The first one, the smoking sizzling mess that is the first who survive the door, comes streaking out of the air like a malevolent heat seeking missile locked on me. I see it leap, its arm spread, its mouth wide, rows of teeth coming and I jerk my back out, throwing myself to the side to swing. It comes in hard, but thrown off by my jinx, it slams into me and careens off, leaving me spinning, the rope slips in my wounded hand. I yell at it in defiance and it feels good, the pain becomes anger and it fuels me.
I don't climb to survive. I don't climb because I crave tomorrow. I don't climb because I am afraid to die.
I climb because fuck these guys. I have lived hard and had too many people die to bring me here to let these abominations win. These creatures are diseased freaks and I will not surrender my life to them. They are not worthy of me.
H
alf way now. A weight hits me, another leaping creature coming from the side, I didn't even know it was there. It hits me but they're too fast, too hungry, too rushed to do it properly. It slams into me and I almost slip, I almost let go. But it misses its mark, its claws do not find purchase and it falls to the deck below.
How many more strikes will I survive? How much luck do I have left?
Three metres to go. Goddamn it yes I am over half way goddamn them all they will not have me they will not be the ones who will still my heart. I could not end my own life. No one else will take that privilege from me Christ I am so close Mother Father I am coming I am going to make it.

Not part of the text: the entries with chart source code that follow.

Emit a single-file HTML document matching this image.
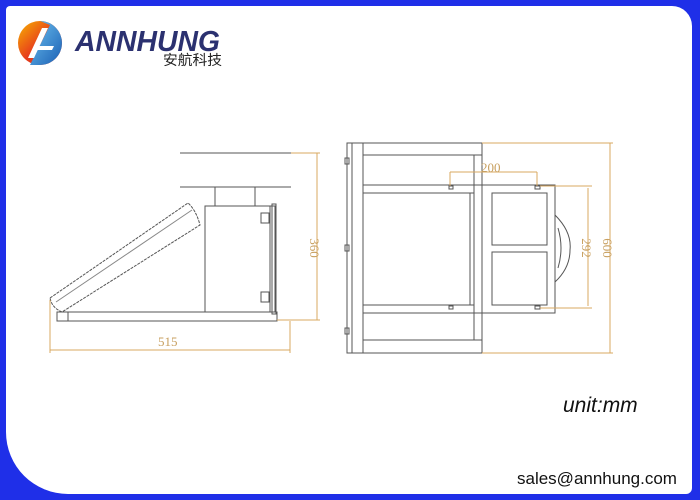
<!DOCTYPE html>
<html><head><meta charset="utf-8"><style>
html,body{margin:0;padding:0;}
body{width:700px;height:500px;background:#1f2fe8;position:relative;overflow:hidden;font-family:"Liberation Sans",sans-serif;}
#inner{position:absolute;left:6px;top:6px;width:686px;height:488px;background:#fff;border-radius:4px 20px 6px 62px;overflow:hidden;}
svg{position:absolute;left:0;top:0;}
</style></head><body>
<div id="inner"></div>
<svg width="700" height="500" viewBox="0 0 700 500">
<defs>
<linearGradient id="lg" x1="0" y1="0" x2="1" y2="1">
<stop offset="0" stop-color="#f7b300"/><stop offset="0.5" stop-color="#e8401c"/><stop offset="1" stop-color="#c0201a"/></linearGradient>
<linearGradient id="lb" x1="0" y1="0" x2="1" y2="1">
<stop offset="0" stop-color="#6fc3f0"/><stop offset="1" stop-color="#1a5fb4"/></linearGradient>
</defs>
<circle cx="40" cy="43" r="22" fill="url(#lg)"/>
<path d="M40 21 A22 22 0 0 1 62 43 A22 22 0 0 1 40 65 L30 65 L50 25 Z" fill="url(#lb)"/>
<path d="M28 58 L42 28 L48 28 L34 58 Z M36 46 L54 46 L52 50 L34 50 Z" fill="#fff"/>
<text x="75" y="51" font-size="29" font-weight="bold" font-style="italic" fill="#2b3170" textLength="145" lengthAdjust="spacingAndGlyphs">ANNHUNG</text>
<text x="163" y="65" font-size="14" font-family="Noto Sans CJK SC, sans-serif" fill="#222" textLength="59" lengthAdjust="spacingAndGlyphs">安航科技</text>

<g fill="none" stroke="#555" stroke-width="1">
<line x1="180" y1="153" x2="291" y2="153"/>
<line x1="180" y1="187" x2="291" y2="187"/>
<rect x="215" y="187" width="40" height="19"/>
<rect x="205" y="206" width="65" height="106"/>
<rect x="270" y="206" width="5" height="106"/>
<rect x="272" y="204" width="4" height="110"/>
<rect x="261" y="213" width="8" height="10"/>
<rect x="261" y="292" width="8" height="10"/>
<rect x="57" y="312" width="220" height="9"/>
<line x1="68" y1="312" x2="68" y2="321"/>
<path d="M50 298 L188 203 Q196 210 200 225 L62 312 Q52 308 50 298 Z" stroke-dasharray="3,1"/>
<line x1="56" y1="302" x2="192" y2="210" stroke="#888"/>
<rect x="347" y="143" width="16" height="210"/>
<line x1="352" y1="143" x2="352" y2="353"/>
<rect x="363" y="143" width="119" height="210"/>
<line x1="363" y1="155" x2="482" y2="155"/>
<line x1="363" y1="340" x2="482" y2="340"/>
<rect x="363" y="185" width="192" height="128" fill="#fff"/>
<rect x="363" y="193" width="107" height="112"/>
<rect x="474" y="155" width="8" height="185"/>
<rect x="470" y="193" width="4" height="112"/>
<rect x="492" y="193" width="55" height="52"/>
<rect x="492" y="252" width="55" height="53"/>
<path d="M555 215 Q572 232 570 250 Q570 268 555 282"/>
<path d="M558 228 Q564 248 558 268"/>
<rect x="345" y="158" width="4" height="6"/><rect x="345" y="245" width="4" height="6"/><rect x="345" y="328" width="4" height="6"/>
<rect x="449" y="186" width="4" height="3"/><rect x="535" y="186" width="5" height="3"/>
<rect x="449" y="306" width="4" height="3"/><rect x="535" y="306" width="5" height="3"/>
</g>
<g fill="none" stroke="#d9a860" stroke-width="1">
<line x1="317" y1="153" x2="317" y2="320"/>
<line x1="291" y1="153" x2="320" y2="153"/>
<line x1="277" y1="320" x2="320" y2="320"/>
<line x1="50" y1="350" x2="290" y2="350"/>
<line x1="50" y1="300" x2="50" y2="353"/>
<line x1="290" y1="321" x2="290" y2="353"/>
<line x1="450" y1="172" x2="537" y2="172"/>
<line x1="450" y1="172" x2="450" y2="186"/>
<line x1="537" y1="172" x2="537" y2="186"/>
<line x1="588" y1="188" x2="588" y2="306"/>
<line x1="540" y1="186" x2="592" y2="186"/>
<line x1="540" y1="308" x2="592" y2="308"/>
<line x1="610" y1="143" x2="610" y2="353"/>
<line x1="482" y1="143" x2="613" y2="143"/>
<line x1="482" y1="353" x2="613" y2="353"/>
</g>
<g fill="#c8a060" font-family="Liberation Serif, serif" font-size="13">
<text x="158" y="346">515</text>
<text x="481" y="172">200</text>
<text transform="translate(310,248) rotate(90)" text-anchor="middle">360</text>
<text transform="translate(582,248) rotate(90)" text-anchor="middle">292</text>
<text transform="translate(603,248) rotate(90)" text-anchor="middle">600</text>
</g>
<text x="563" y="412" font-size="21" font-style="italic" fill="#111">unit:mm</text>
<text x="517" y="484" font-size="17" fill="#111">sales@annhung.com</text>
</svg>
</body></html>
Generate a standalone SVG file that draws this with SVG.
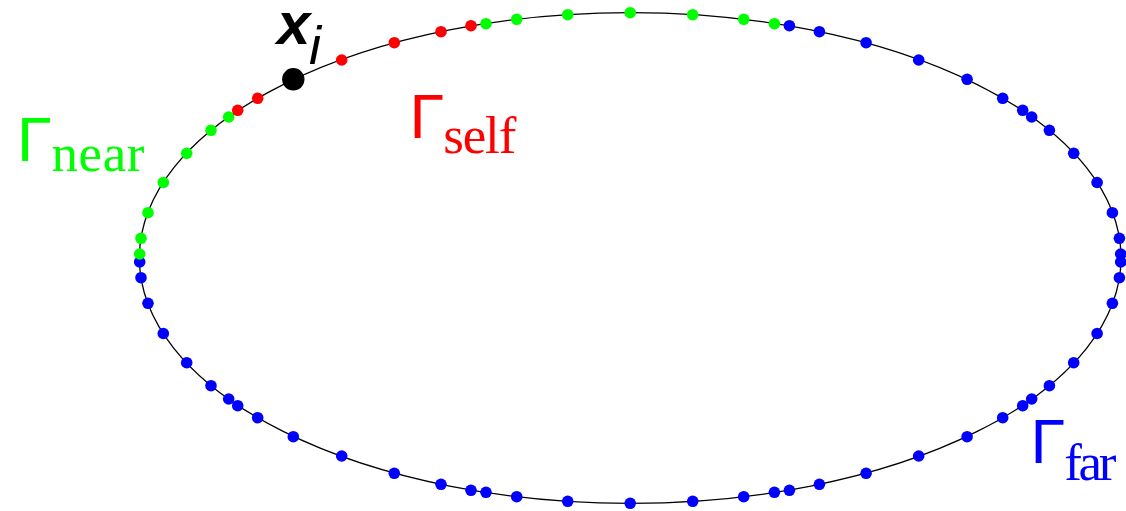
<svg xmlns="http://www.w3.org/2000/svg" width="1126" height="511" viewBox="0 0 1126 511">
<style>
.curve{fill:none;stroke:#000;stroke-width:1.3}
.b{fill:#0000ff}
.g{fill:#00ff00}
.r{fill:#ff0000}
.k{fill:#000}
.G{font-family:"Liberation Sans",Arial,sans-serif;font-size:63px}
.sub{font-family:"Liberation Serif","Times New Roman",serif;font-size:53px}
.xb{font-family:"Liberation Sans",Arial,sans-serif;font-weight:bold;font-style:italic;font-size:60px;fill:#000}
.xi{font-family:"Liberation Sans",Arial,sans-serif;font-style:italic;font-size:54px;fill:#000}
</style>
<rect width="1126" height="511" fill="#fff"/>
<g id="boundary">
<ellipse class="curve" cx="630.2" cy="258" rx="490.8" ry="245.3"/>
</g>
<g id="far-points" class="b">
<circle cx="789.4" cy="25.7" r="5.8"/><circle cx="819.4" cy="31.7" r="5.8"/><circle cx="866.1" cy="42.7" r="5.8"/><circle cx="918.7" cy="60" r="5.8"/><circle cx="967.1" cy="79.3" r="5.8"/><circle cx="1002.7" cy="98.3" r="5.8"/><circle cx="1022.7" cy="110.3" r="5.8"/><circle cx="1031.7" cy="117" r="5.8"/><circle cx="1049.4" cy="130.3" r="5.8"/><circle cx="1073.7" cy="153.3" r="5.8"/><circle cx="1097.1" cy="182.5" r="5.8"/><circle cx="1112.4" cy="212.7" r="5.8"/><circle cx="1119.4" cy="238.3" r="5.8"/><circle cx="1120.7" cy="254" r="5.8"/>
<circle cx="1120.7" cy="262" r="5.8"/><circle cx="1119.4" cy="277.7" r="5.8"/><circle cx="1112.4" cy="303.3" r="5.8"/><circle cx="1097.1" cy="333.5" r="5.8"/><circle cx="1073.7" cy="362.7" r="5.8"/><circle cx="1049.4" cy="385.7" r="5.8"/><circle cx="1031.7" cy="399" r="5.8"/><circle cx="1022.7" cy="405.7" r="5.8"/><circle cx="1002.7" cy="417.7" r="5.8"/><circle cx="967.1" cy="436.7" r="5.8"/><circle cx="918.7" cy="456" r="5.8"/><circle cx="866.1" cy="473.3" r="5.8"/><circle cx="819.4" cy="484.3" r="5.8"/><circle cx="789.4" cy="490.3" r="5.8"/><circle cx="774.4" cy="492.3" r="5.8"/><circle cx="743.7" cy="496.7" r="5.8"/><circle cx="692.7" cy="501.3" r="5.8"/>
<circle cx="630.2" cy="503.3" r="5.8"/>
<circle cx="567.7" cy="501.3" r="5.8"/><circle cx="516.7" cy="496.7" r="5.8"/><circle cx="486" cy="492.3" r="5.8"/><circle cx="471" cy="490.3" r="5.8"/><circle cx="441" cy="484.3" r="5.8"/><circle cx="394.3" cy="473.3" r="5.8"/><circle cx="341.7" cy="456" r="5.8"/><circle cx="293.3" cy="436.7" r="5.8"/><circle cx="257.7" cy="417.7" r="5.8"/><circle cx="237.7" cy="405.7" r="5.8"/><circle cx="228.7" cy="399" r="5.8"/><circle cx="211" cy="385.7" r="5.8"/><circle cx="186.7" cy="362.7" r="5.8"/><circle cx="163.3" cy="333.5" r="5.8"/><circle cx="148" cy="303.3" r="5.8"/><circle cx="141" cy="277.7" r="5.8"/><circle cx="139.7" cy="262" r="5.8"/>
</g>
<g id="near-points" class="g">
<circle cx="139.7" cy="254" r="5.8"/><circle cx="141" cy="238.3" r="5.8"/><circle cx="148" cy="212.7" r="5.8"/><circle cx="163.3" cy="182.5" r="5.8"/><circle cx="186.7" cy="153.3" r="5.8"/><circle cx="211" cy="130.3" r="5.8"/><circle cx="228.7" cy="117" r="5.8"/>
<circle cx="486" cy="23.7" r="5.8"/><circle cx="516.7" cy="19.3" r="5.8"/><circle cx="567.7" cy="14.7" r="5.8"/><circle cx="630.2" cy="12.7" r="5.8"/><circle cx="692.7" cy="14.7" r="5.8"/><circle cx="743.7" cy="19.3" r="5.8"/><circle cx="774.4" cy="23.7" r="5.8"/>
</g>
<g id="self-points" class="r">
<circle cx="237.7" cy="110.3" r="5.8"/><circle cx="257.7" cy="98.3" r="5.8"/><circle cx="341.7" cy="60" r="5.8"/><circle cx="394.3" cy="42.7" r="5.8"/><circle cx="441" cy="31.7" r="5.8"/><circle cx="471" cy="25.7" r="5.8"/>
</g>
<g id="xi">
<circle class="k" cx="293.3" cy="79.3" r="11.2"/>
<text class="xb" x="277" y="44.3">x</text>
<text class="xi" x="309" y="64.3">i</text>
</g>
<g id="label-near" fill="#00ff00">
<text class="G" x="17" y="161">Γ</text>
<text class="sub" x="51.5" y="171" textLength="93">near</text>
</g>
<g id="label-self" fill="#ff0000">
<text class="G" x="409.5" y="137.7">Γ</text>
<text class="sub" x="443.3" y="152.7" textLength="73">self</text>
</g>
<g id="label-far" fill="#0000ff">
<text class="G" x="1030.5" y="463.3">Γ</text>
<text class="sub" x="1064.3" y="480" textLength="52">far</text>
</g>
</svg>
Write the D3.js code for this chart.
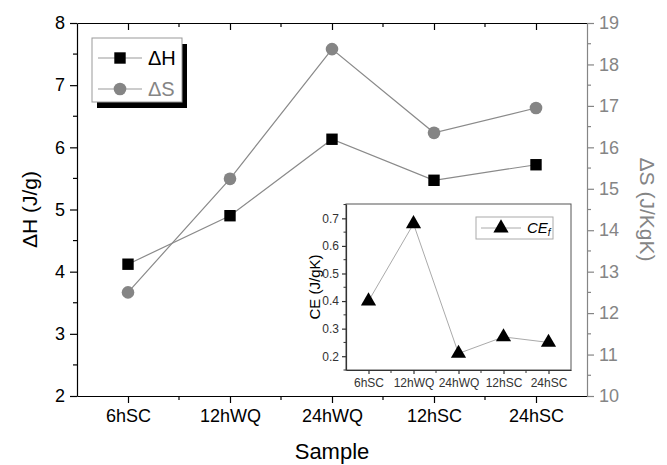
<!DOCTYPE html>
<html>
<head>
<meta charset="utf-8">
<script src="https://cdn.jsdelivr.net/npm/d3@7.9.0/dist/d3.min.js"></script>
<style>
  html, body { margin: 0; padding: 0; background: #fff; }
  svg { display: block; font-family: "Liberation Sans", Arial, sans-serif; }
</style>
</head>
<body>
<svg id="chart" width="667" height="465"></svg>
<script>
// data
const samples = ["6hSC", "12hWQ", "24hWQ", "12hSC", "24hSC"];
const deltaH = [4.12, 4.90, 6.13, 5.47, 5.72];      // J/g, left axis
const deltaS = [12.50, 15.24, 18.37, 16.35, 16.95]; // J/KgK, right axis
const ceF = [0.40, 0.68, 0.21, 0.27, 0.25];         // J/gK, inset

const hTicks = [2, 3, 4, 5, 6, 7, 8];
const sTicks = [10, 11, 12, 13, 14, 15, 16, 17, 18, 19];
const ceTicks = [0.2, 0.3, 0.4, 0.5, 0.6, 0.7];

const grey = "#858585";
const svg = d3.select("#chart");

// main plot area
const plot = { left: 77, right: 587, top: 23, bottom: 396 };

const x = d3.scalePoint().domain(samples).range([plot.left, plot.right]).padding(0.5);
const yH = d3.scaleLinear().domain([2, 8]).range([plot.bottom, plot.top]);
const yS = d3.scaleLinear().domain([10, 19]).range([plot.bottom, plot.top]);

// minor x positions halfway between samples
const step = x.step();
const xMinor = samples.slice(0, -1).map(s => x(s) + step / 2);

function styleAxis(g, color, size) {
    g.select(".domain").attr("stroke", color).attr("stroke-width", 1.2);
    g.selectAll(".tick line").attr("stroke", color).attr("stroke-width", 1.2);
    g.selectAll(".tick text").attr("fill", color).attr("font-size", size);
}

// bottom axis
const xAxis = svg.append("g").attr("transform", `translate(0,${plot.bottom})`)
    .call(d3.axisBottom(x).tickSize(7).tickSizeOuter(0).tickPadding(6));
styleAxis(xAxis, "#000", 18);
xAxis.selectAll("line.minor").data(xMinor).enter().append("line")
    .attr("x1", d => d).attr("x2", d => d).attr("y1", 0).attr("y2", 4)
    .attr("stroke", "#000").attr("stroke-width", 1.2);

// top frame with inward ticks
const topAxis = svg.append("g").attr("transform", `translate(0,${plot.top})`)
    .call(d3.axisBottom(x).tickSize(7).tickSizeOuter(0).tickFormat(""));
styleAxis(topAxis, "#000", 0);
topAxis.selectAll("line.minor").data(xMinor).enter().append("line")
    .attr("x1", d => d).attr("x2", d => d).attr("y1", 0).attr("y2", 4)
    .attr("stroke", "#000").attr("stroke-width", 1.2);

// left axis (delta H)
const leftAxis = svg.append("g").attr("transform", `translate(${plot.left},0)`)
    .call(d3.axisLeft(yH).tickValues(hTicks).tickFormat(d3.format("d")).tickSize(7).tickSizeOuter(0).tickPadding(5));
styleAxis(leftAxis, "#000", 18);
leftAxis.selectAll("line.minor").data(hTicks.slice(0, -1).map(v => v + 0.5)).enter().append("line")
    .attr("y1", d => yH(d)).attr("y2", d => yH(d)).attr("x1", 0).attr("x2", -4)
    .attr("stroke", "#000").attr("stroke-width", 1.2);

// right axis (delta S)
const rightAxis = svg.append("g").attr("transform", `translate(${plot.right},0)`)
    .call(d3.axisRight(yS).tickValues(sTicks).tickFormat(d3.format("d")).tickSize(7).tickSizeOuter(0).tickPadding(5));
styleAxis(rightAxis, grey, 18);
rightAxis.selectAll("line.minor").data(sTicks.slice(0, -1).map(v => v + 0.5)).enter().append("line")
    .attr("y1", d => yS(d)).attr("y2", d => yS(d)).attr("x1", 0).attr("x2", 4)
    .attr("stroke", grey).attr("stroke-width", 1.2);

// axis titles
svg.append("text").attr("x", (plot.left + plot.right) / 2).attr("y", 459)
    .attr("text-anchor", "middle").attr("font-size", 22).text("Sample");
svg.append("text").attr("transform", `translate(37,${(plot.top + plot.bottom) / 2}) rotate(-90)`)
    .attr("text-anchor", "middle").attr("font-size", 21).text("ΔH (J/g)");
svg.append("text").attr("transform", `translate(640,${(plot.top + plot.bottom) / 2}) rotate(90)`)
    .attr("text-anchor", "middle").attr("font-size", 21).attr("fill", grey).text("ΔS (J/KgK)");

// series lines
const lineH = d3.line().x((d, i) => x(samples[i])).y(d => yH(d));
const lineS = d3.line().x((d, i) => x(samples[i])).y(d => yS(d));
svg.append("path").datum(deltaH).attr("d", lineH).attr("fill", "none").attr("stroke", "#8a8a8a").attr("stroke-width", 1.2);
svg.append("path").datum(deltaS).attr("d", lineS).attr("fill", "none").attr("stroke", "#8a8a8a").attr("stroke-width", 1.2);

const squareSym = d3.symbol().type(d3.symbolSquare).size(130);
const circleSym = d3.symbol().type(d3.symbolCircle).size(125);
const triSym = d3.symbol().type(d3.symbolTriangle).size(100);

svg.selectAll("path.mh").data(deltaH).enter().append("path").attr("class", "mh")
    .attr("d", squareSym).attr("transform", (d, i) => `translate(${x(samples[i])},${yH(d)})`).attr("fill", "#000");
svg.selectAll("path.ms").data(deltaS).enter().append("path").attr("class", "ms")
    .attr("d", circleSym).attr("transform", (d, i) => `translate(${x(samples[i])},${yS(d)})`).attr("fill", grey);

// main legend with drop shadow
const leg = svg.append("g");
leg.append("rect").attr("x", 97).attr("y", 44).attr("width", 90).attr("height", 64).attr("fill", "#000");
leg.append("rect").attr("x", 92).attr("y", 38).attr("width", 90).attr("height", 64)
    .attr("fill", "#fff").attr("stroke", "#999").attr("stroke-width", 1);
[["ΔH", squareSym, "#000", "#000", 58], ["ΔS", circleSym, grey, grey, 89]].forEach(([label, sym, mfill, tfill, yy]) => {
    leg.append("line").attr("x1", 98).attr("x2", 142).attr("y1", yy).attr("y2", yy).attr("stroke", "#999").attr("stroke-width", 1);
    leg.append("path").attr("d", sym).attr("transform", `translate(120,${yy})`).attr("fill", mfill);
    leg.append("text").attr("x", 148).attr("y", yy + 7).attr("font-size", 20).attr("fill", tfill).text(label);
});

// inset
const inset = { left: 346, right: 571, top: 204, bottom: 370 };
svg.append("rect").attr("x", inset.left).attr("y", inset.top)
    .attr("width", inset.right - inset.left).attr("height", inset.bottom - inset.top)
    .attr("fill", "#fff").attr("stroke", "#555").attr("stroke-width", 1);

const xi = d3.scalePoint().domain(samples).range([inset.left, inset.right]).padding(0.5);
const yi = d3.scaleLinear().domain([0.15, 0.752]).range([inset.bottom, inset.top]);

const xiAxis = svg.append("g").attr("transform", `translate(0,${inset.bottom})`)
    .call(d3.axisBottom(xi).tickSize(4).tickSizeOuter(0).tickPadding(4));
styleAxis(xiAxis, "#333", 12);
xiAxis.selectAll("line.minor").data(samples.slice(0, -1).map(s => xi(s) + xi.step() / 2)).enter().append("line")
    .attr("x1", d => d).attr("x2", d => d).attr("y1", 0).attr("y2", 3)
    .attr("stroke", "#333").attr("stroke-width", 1);

const yiAxis = svg.append("g").attr("transform", `translate(${inset.left},0)`)
    .call(d3.axisLeft(yi).tickValues(ceTicks).tickFormat(d3.format(".1f")).tickSize(4).tickSizeOuter(0).tickPadding(3));
styleAxis(yiAxis, "#333", 12);
yiAxis.selectAll("line.minor").data(ceTicks.map(v => v - 0.05).concat([0.75])).enter().append("line")
    .attr("y1", d => yi(d)).attr("y2", d => yi(d)).attr("x1", 0).attr("x2", -2.5)
    .attr("stroke", "#333").attr("stroke-width", 1);

svg.append("text").attr("transform", `translate(320,${(inset.top + inset.bottom) / 2}) rotate(-90)`)
    .attr("text-anchor", "middle").attr("font-size", 15).text("CE (J/gK)");

const lineCE = d3.line().x((d, i) => xi(samples[i])).y(d => yi(d));
svg.append("path").datum(ceF).attr("d", lineCE).attr("fill", "none").attr("stroke", "#aaa").attr("stroke-width", 1);
svg.selectAll("path.mc").data(ceF).enter().append("path").attr("class", "mc")
    .attr("d", triSym).attr("transform", (d, i) => `translate(${xi(samples[i])},${yi(d)})`).attr("fill", "#000");

// inset legend
const il = svg.append("g");
il.append("rect").attr("x", 476).attr("y", 217).attr("width", 77).attr("height", 22)
    .attr("fill", "#fff").attr("stroke", "#aaa").attr("stroke-width", 1);
il.append("line").attr("x1", 481).attr("x2", 521).attr("y1", 228).attr("y2", 228).attr("stroke", "#aaa").attr("stroke-width", 1);
il.append("path").attr("d", triSym).attr("transform", "translate(501,228)").attr("fill", "#000");
const ilt = il.append("text").attr("x", 527).attr("y", 233).attr("font-size", 15).attr("font-style", "italic");
ilt.append("tspan").text("CE");
ilt.append("tspan").attr("font-size", 10).attr("dy", 3).text("f");
</script>
</body>
</html>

Blong appears at the hole. His black matted hair a dark aura filling the blue sky. His teeth bared in feral rage. His eyes black and soulless, the dark button eyes of a shark. He crouches at the edge of the hold and reaches in.
Hand over hand, I come up. No Katie no guide no help. This climb is mine alone.
He holds a knife in his hand. A small kitchen blade. Its tip broken. The edge nicked with small dents. I have a flash of intuition, remember our conversation:
What have you been eating?
Tins.
His can opening knife. He hisses as he runs the knife under my rope and begins sawing. The line is iron tight with my weight, swinging back and forth as I come up, swinging like a mad bell ringer.
Good honest multibraid rope. 12mm 32-double braid polyester. Dozens of strands overlaying each other in a complex weave. Not the easiest thing in the world to climb. Got to have the right technique. You know who taught me. But still, part of me amazed I am doing this. Both my palms screaming in pain, blood is running freely now. The line is slick and slipping, I'm sinking six inches down for every foot I go up.
He whips his knife back and forth, it is blunt and ruined from opening tins but in his frenzy it doesn't matter, he is still cutting the rope. Strands fray and split, the rope lurches, I don't have long, I am going to fall. He is going to cut or I am going to slip or a mary will knock me down and it will be all over.